== Written request ==
Give back, word for word, only the lines from the opening of the records through the one with "y_ticks = [0, 50, 100, 150, 200, 250, 300, 350, 400]". Pictures stay out.

— Start Provided records —

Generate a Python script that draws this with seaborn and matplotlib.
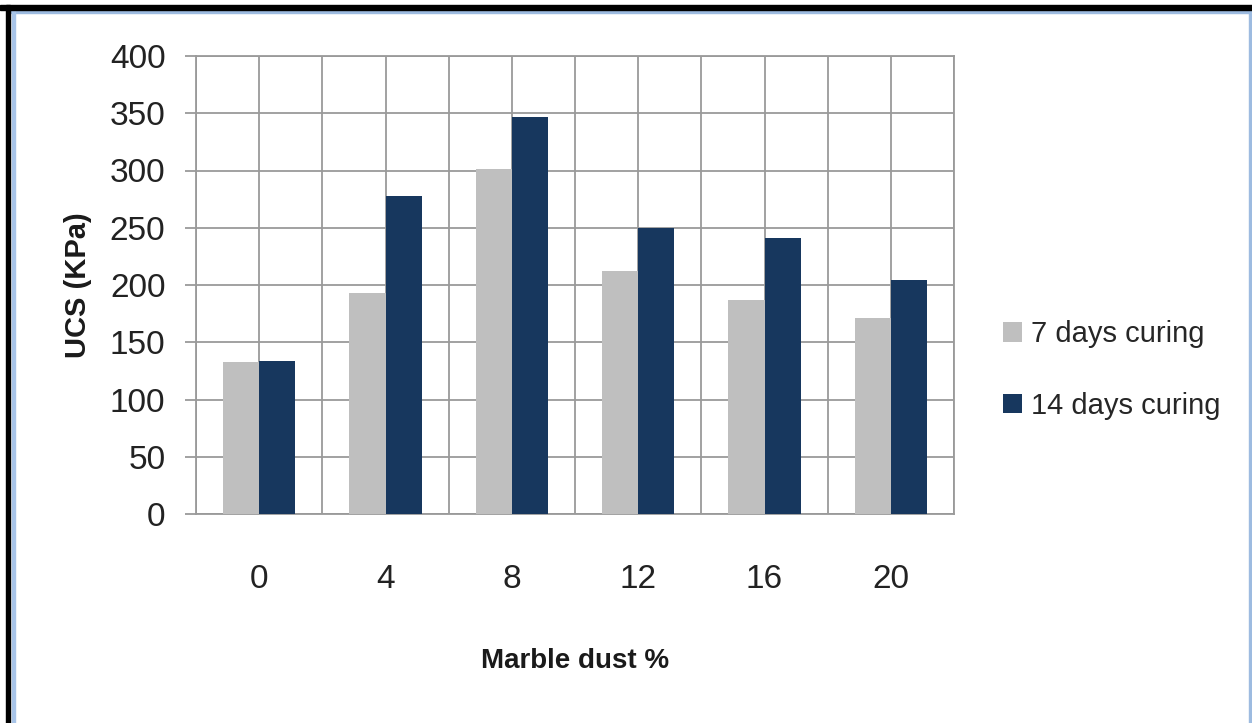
import matplotlib
matplotlib.use("Agg")
import matplotlib.pyplot as plt
from matplotlib.patches import Rectangle
from matplotlib.ticker import FixedLocator
import pandas as pd
import seaborn as sns

# Unconfined compressive strength of soil stabilised with marble dust
marble_dust = ["0", "4", "8", "12", "16", "20"]
ucs_7_days = [133, 193, 301, 212, 187, 171]
ucs_14_days = [134, 278, 347, 250, 241, 204]
series_names = ["7 days curing", "14 days curing"]
y_ticks = [0, 50, 100, 150, 200, 250, 300, 350, 400]

df = pd.DataFrame({
    "dust": marble_dust * 2,
    "ucs": ucs_7_days + ucs_14_days,
    "curing": [series_names[0]] * len(marble_dust) + [series_names[1]] * len(marble_dust),
})

sns.set_theme(style="white")
plt.rcParams["font.family"] = ["Liberation Sans Narrow", "Liberation Sans", "DejaVu Sans"]

fig = plt.figure(figsize=(12.52, 7.23), dpi=100)
ax = fig.add_axes([196 / 1252, 1 - 514 / 723, (954 - 196) / 1252, (514 - 56) / 723])

grid_color = "#9a9a9a"
sns.barplot(
    data=df, x="dust", y="ucs", hue="curing", order=marble_dust,
    hue_order=series_names, palette=["#bfbfbf", "#17375e"],
    width=0.57, saturation=1, ax=ax, zorder=3, linewidth=0,
)

ax.set_xlim(-0.5, len(marble_dust) - 0.5)
ax.set_ylim(0, 400)
ax.set_yticks(y_ticks)
ax.xaxis.set_minor_locator(FixedLocator([i - 0.5 for i in range(len(marble_dust) + 1)]))
ax.grid(True, which="both", axis="x", color=grid_color, linewidth=1.3, zorder=0)
ax.grid(True, which="major", axis="y", color=grid_color, linewidth=1.3, zorder=0)
ax.set_axisbelow(True)

for side in ["left", "right", "top", "bottom"]:
    ax.spines[side].set_color(grid_color)
    ax.spines[side].set_linewidth(1.3)

ax.tick_params(axis="y", which="major", direction="out", length=8, width=1.3,
               color=grid_color, pad=14, labelsize=24, labelcolor="#222222", left=True)
ax.tick_params(axis="x", which="both", length=0, pad=36, labelsize=24, labelcolor="#222222")

ax.set_xlabel("Marble dust %", fontsize=20, fontweight="bold", labelpad=38, color="#1a1a1a")
ax.set_ylabel("UCS (KPa)", fontsize=21, fontweight="bold", labelpad=13, color="#1a1a1a")

handles, labels = ax.get_legend_handles_labels()
if ax.get_legend() is not None:
    ax.get_legend().remove()
fig.legend(handles, labels, loc="center left", bbox_to_anchor=(977 / 1252, 1 - 370 / 723),
           frameon=False, fontsize=21, handlelength=0.65, handleheight=0.65,
           handletextpad=0.3, labelspacing=1.5)

# page frame around the chart
fig.add_artist(Rectangle((0, 1 - 10 / 723), 1, 5 / 723, transform=fig.transFigure,
                         color="black", zorder=10))
fig.add_artist(Rectangle((6 / 1252, 0), 4 / 1252, 1 - 5 / 723, transform=fig.transFigure,
                         color="black", zorder=10))
fig.add_artist(Rectangle((11 / 1252, 1 - 13 / 723), 1, 3 / 723, transform=fig.transFigure,
                         color="#9dbbe0", zorder=9))
fig.add_artist(Rectangle((11.5 / 1252, 0), 3.5 / 1252, 1 - 10 / 723, transform=fig.transFigure,
                         color="#a8c4e8", zorder=9))
fig.add_artist(Rectangle((1249 / 1252, 0), 3 / 1252, 1 - 12 / 723, transform=fig.transFigure,
                         color="#9dbbe0", zorder=9))

fig.savefig("out.png", dpi=100)
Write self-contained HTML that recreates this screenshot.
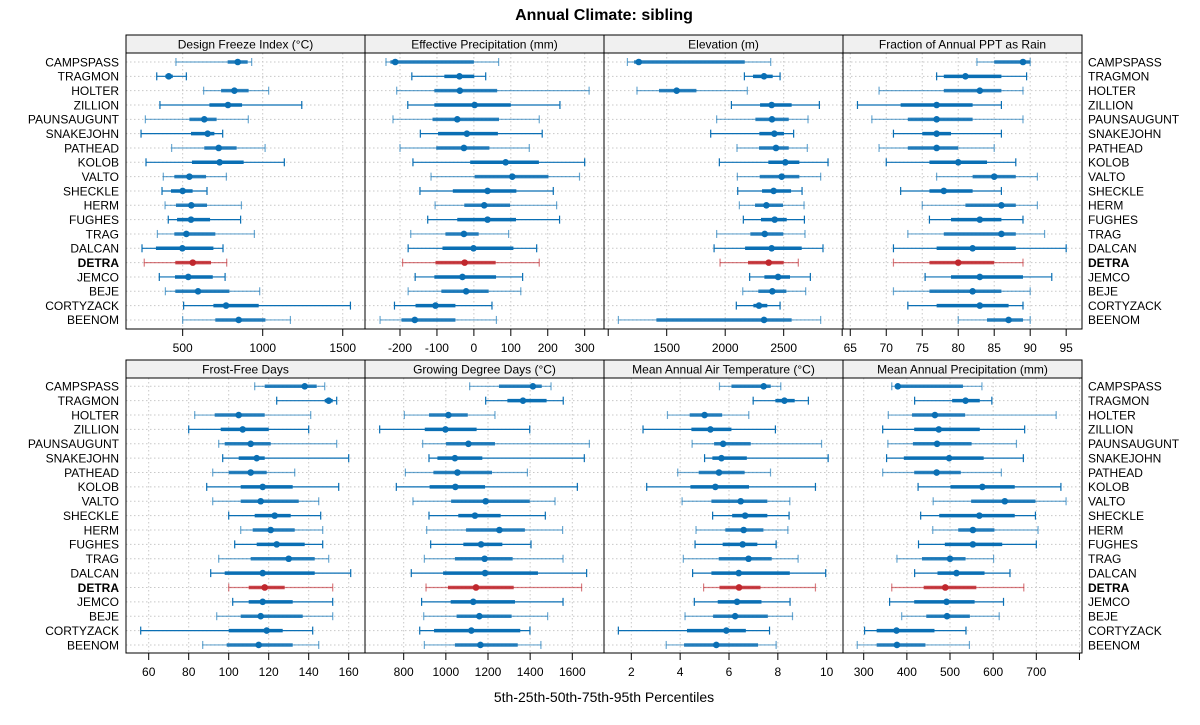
<!DOCTYPE html>
<html><head><meta charset="utf-8"><style>
html,body{margin:0;padding:0;background:#fff;}
svg{display:block;font-family:"Liberation Sans",Arial,sans-serif;}
</style></head><body>
<svg id="chart" width="1200" height="725" viewBox="0 0 1200 725">
<text x="604" y="20" text-anchor="middle" font-size="16" font-weight="bold">Annual Climate: sibling</text>
<text x="604" y="702" text-anchor="middle" font-size="14">5th-25th-50th-75th-95th Percentiles</text>
</svg>
<script>
const stations = ["CAMPSPASS","TRAGMON","HOLTER","ZILLION","PAUNSAUGUNT","SNAKEJOHN","PATHEAD","KOLOB","VALTO","SHECKLE","HERM","FUGHES","TRAG","DALCAN","DETRA","JEMCO","BEJE","CORTYZACK","BEENOM"];
const highlight = "DETRA";
const panelTitles = ["Design Freeze Index (°C)","Effective Precipitation (mm)","Elevation (m)","Fraction of Annual PPT as Rain","Frost-Free Days","Growing Degree Days (°C)","Mean Annual Air Temperature (°C)","Mean Annual Precipitation (mm)"];
const freezeIndex = [[458,781,844,906,931],[338,392,413,438,523],[631,740,823,912,1037],[358,667,783,871,1244],[267,542,635,712,910],[240,552,656,698,750],[431,635,725,837,1015],[271,558,731,881,1135],[379,448,542,646,773],[371,427,500,562,652],[390,458,554,652,867],[410,465,552,671,862],[342,448,523,704,948],[246,333,498,692,752],[260,454,563,677,775],[354,452,535,688,765],[392,454,596,792,981],[506,692,771,975,1548],[500,704,850,1017,1173]];
const effPrecip = [[-238,-226,-213,0,67],[-168,-80,-39,1,32],[-209,-107,-38,63,312],[-179,-107,2,100,233],[-219,-112,-45,68,177],[-145,-97,-19,65,185],[-200,-102,-27,42,150],[-165,-10,86,176,300],[-116,2,104,202,286],[-146,-57,37,115,215],[-105,-26,28,98,224],[-125,-45,37,114,232],[-171,-77,-27,13,94],[-178,-85,-1,107,170],[-193,-104,-25,59,177],[-159,-107,-31,60,132],[-178,-88,-21,40,127],[-215,-158,-104,-50,49],[-254,-196,-160,-50,61]];
const elevation = [[1164,1221,1261,2167,2389],[2164,2238,2332,2406,2469],[1246,1434,1585,1754,2189],[2053,2298,2397,2568,2805],[1927,2258,2400,2543,2708],[1876,2292,2420,2503,2585],[2101,2289,2434,2543,2702],[1950,2369,2514,2634,2879],[2104,2295,2483,2634,2816],[2107,2315,2414,2563,2657],[2121,2255,2352,2494,2674],[2155,2306,2423,2526,2677],[1927,2215,2338,2497,2682],[1905,2170,2397,2654,2836],[1956,2195,2372,2500,2625],[2209,2335,2452,2554,2728],[2150,2283,2403,2523,2688],[2095,2241,2289,2360,2469],[1087,1412,2332,2568,2816]];
const rainFraction = [[82.6,85,89,90,90],[77,78,81,86,89.5],[69,78,83,86,89],[66,72,77,82,86],[68,73,77,82,89],[71,75,77,79,86],[69,73,77,80,85],[70,76,80,84,88],[77,82,85,88,91],[72,76,78,82,86],[75,81,86,88,91],[76,79,83,86,89],[73,78,86,88,92],[71,77,82,88,95],[71,76,80,85,89],[75.4,79,83,89,93],[71,76,82,86,90],[73,77,83,87,89],[80,84,87,89,90]];
const frostFree = [[113,118,138,144,148],[124,148,150,152,154],[83,93,105,118,141],[80,96,107,120,140],[95,98,111,121,154],[97,105,114,118,160],[92,100,111,119,133],[89,106,117,132,155],[92,106,116,135,145],[100,113,123,131,146],[106,112,121,133,147],[103,114,124,138,147],[95,111,130,143,150],[91,98,117,143,161],[100,110,118,128,152],[102,110,117,132,152],[94,106,116,137,152],[56,100,119,127,142],[87,99,115,132,145]];
const growingDD = [[1113,1252,1413,1455,1499],[1189,1292,1366,1478,1557],[803,920,1012,1104,1233],[686,900,998,1146,1398],[890,1001,1107,1233,1681],[920,960,1043,1173,1657],[808,941,1055,1219,1387],[765,923,1045,1186,1624],[844,1025,1189,1398,1518],[920,1059,1138,1260,1472],[909,1096,1254,1375,1554],[928,1083,1167,1268,1404],[898,1043,1184,1317,1556],[836,987,1186,1437,1668],[906,1010,1143,1322,1644],[885,1023,1130,1328,1556],[895,1051,1159,1312,1483],[876,944,1121,1353,1399],[898,1043,1164,1341,1451]];
const meanTemp = [[5.61,6.1,7.42,7.71,8.12],[6.99,7.9,8.27,8.69,9.25],[3.48,4.39,5.0,5.72,6.81],[2.48,4.46,5.24,6.1,7.9],[4.49,5.39,5.76,6.89,9.79],[5.0,5.32,5.69,6.73,10.06],[3.9,4.76,5.59,6.64,7.7],[2.63,4.42,5.44,6.82,9.54],[4.08,5.28,6.48,7.57,8.49],[5.33,6.13,6.66,7.57,8.46],[4.65,5.85,6.6,7.41,8.41],[4.61,5.74,6.56,7.16,7.93],[4.13,5.58,6.8,7.75,8.83],[4.51,5.28,6.4,8.49,9.96],[4.96,5.61,6.41,7.29,9.54],[4.58,5.54,6.33,7.33,8.5],[4.2,5.35,6.25,7.59,8.6],[1.47,4.28,5.89,6.69,7.66],[3.43,4.16,5.48,7.19,7.93]];
const meanPrecip = [[365,376,379,530,574],[418,505,536,569,597],[357,412,465,535,746],[344,417,474,569,673],[356,414,470,550,654],[353,393,498,578,670],[344,417,469,525,619],[426,501,575,650,757],[461,549,627,698,769],[432,475,568,650,698],[460,519,553,603,704],[427,488,553,621,700],[377,435,500,536,601],[418,471,515,580,639],[365,439,489,561,671],[360,417,492,557,624],[388,445,493,546,614],[302,330,376,464,537],[285,330,377,443,545]];
const tickValues = [[500,1000,1500],[-200,-100,0,100,200,300],[1000,1500,2000,2500,3000],[65,70,75,80,85,90,95],[60,80,100,120,140,160],[800,1000,1200,1400,1600],[2,4,6,8,10],[300,400,500,600,700,800]];

const series = [freezeIndex,effPrecip,elevation,rainFraction,frostFree,growingDD,meanTemp,meanPrecip];
const domains = [[146,1639],[-294.8,352.3],[964,3007],[63.99,97.2],[48.65,168.15],[616.4,1750.4],[0.882,10.668],[252,805.9]];
const NS="http://www.w3.org/2000/svg";
const svg=document.getElementById('chart');
const colX=[126,365,604,843], colW=239;
const rowsLayout=[{hTop:35,hBot:53,pBot:329,y0:62,dy:14.33},{hTop:360,hBot:378,pBot:653,y0:386.3,dy:14.37}];
function mk(tag,attrs,parent){const e=document.createElementNS(NS,tag);for(const k in attrs)e.setAttribute(k,attrs[k]);(parent||svg).appendChild(e);return e;}

for(let p=0;p<8;p++){
  const r=Math.floor(p/4), c=p%4, L=rowsLayout[r];
  const x0=colX[c], x1=x0+colW, dom=domains[p];
  const sx=v=>x0+(v-dom[0])/(dom[1]-dom[0])*colW;
  const sy=i=>L.y0+i*L.dy;
  const g=mk('g',{});
  
  
  const strip=mk('rect',{x:x0,y:L.hTop,width:colW,height:L.hBot-L.hTop,fill:'#f0f0f0',stroke:'#000','stroke-width':1},g);
  
  
  const st=mk('text',{x:x0+colW/2,y:L.hTop+13.5,'text-anchor':'middle','font-size':12},g);
  st.textContent=panelTitles[p];
  
  
  for(let i=0;i<stations.length;i++){
    mk('line',{x1:x0,x2:x1,y1:sy(i),y2:sy(i),stroke:'#c8c8c8','stroke-dasharray':'1.5,2.5','stroke-width':1},g);
  }
  tickValues[p].forEach(t=>{
    const x=sx(t); if(x<x0-0.5||x>x1+0.5)return;
    mk('line',{x1:x,x2:x,y1:L.hBot,y2:L.pBot,stroke:'#c8c8c8','stroke-dasharray':'1.5,2.5','stroke-width':1},g);
    const tk=mk('line',{x1:x,x2:x,y1:L.pBot,y2:L.pBot+7,stroke:'#000','stroke-width':1},g);
    
    
    if(x>x0+6&&x<x1-6){
      const tl=mk('text',{x:x,y:L.pBot+23,'text-anchor':'middle','font-size':12},g);
      tl.textContent=t;
      
      
    }
  });
  series[p].forEach((q,i)=>{
    const col=stations[i]===highlight?'#c0272d':'#0a6fb4';
    const light=(i%2===0)?0.6:1;
    const y=sy(i);
    const bg=mk('g',{},g);
    
    
    mk('line',{x1:sx(q[0]),x2:sx(q[4]),y1:y,y2:y,stroke:col,'stroke-width':1.2,'stroke-opacity':light},bg);
    mk('line',{x1:sx(q[0]),x2:sx(q[0]),y1:y-4,y2:y+4,stroke:col,'stroke-width':1.2,'stroke-opacity':light},bg);
    mk('line',{x1:sx(q[4]),x2:sx(q[4]),y1:y-4,y2:y+4,stroke:col,'stroke-width':1.2,'stroke-opacity':light},bg);
    mk('line',{x1:sx(q[1]),x2:sx(q[3]),y1:y,y2:y,stroke:col,'stroke-width':3.5,'stroke-opacity':light===1?1:0.85},bg);
    mk('circle',{cx:sx(q[2]),cy:y,r:3.3,fill:col},bg);
  });
  const fr=mk('rect',{x:x0,y:L.hBot,width:colW,height:L.pBot-L.hBot,fill:'none',stroke:'#000','stroke-width':1},g);
  
  
}
for(let r=0;r<2;r++){
  const L=rowsLayout[r];
  stations.forEach((s,i)=>{
    const y=L.y0+i*L.dy+4.3;
    const b=s===highlight?'bold':'normal';
    const a=mk('text',{x:119,y:y,'text-anchor':'end','font-size':12,'font-weight':b});
    a.textContent=s;
    
    
    const c=mk('text',{x:1088,y:y,'text-anchor':'start','font-size':12,'font-weight':b});
    c.textContent=s;
    
    
  });
}
</script>
</body></html>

— End Provided records —

== Solution for this problem ==
Generate a Python script that draws this with seaborn and matplotlib.
import matplotlib
matplotlib.use("Agg")
import matplotlib.pyplot as plt
from matplotlib.patches import Rectangle
from matplotlib.ticker import FixedLocator
import pandas as pd
import seaborn as sns

# Unconfined compressive strength of soil stabilised with marble dust
marble_dust = ["0", "4", "8", "12", "16", "20"]
ucs_7_days = [133, 193, 301, 212, 187, 171]
ucs_14_days = [134, 278, 347, 250, 241, 204]
series_names = ["7 days curing", "14 days curing"]
y_ticks = [0, 50, 100, 150, 200, 250, 300, 350, 400]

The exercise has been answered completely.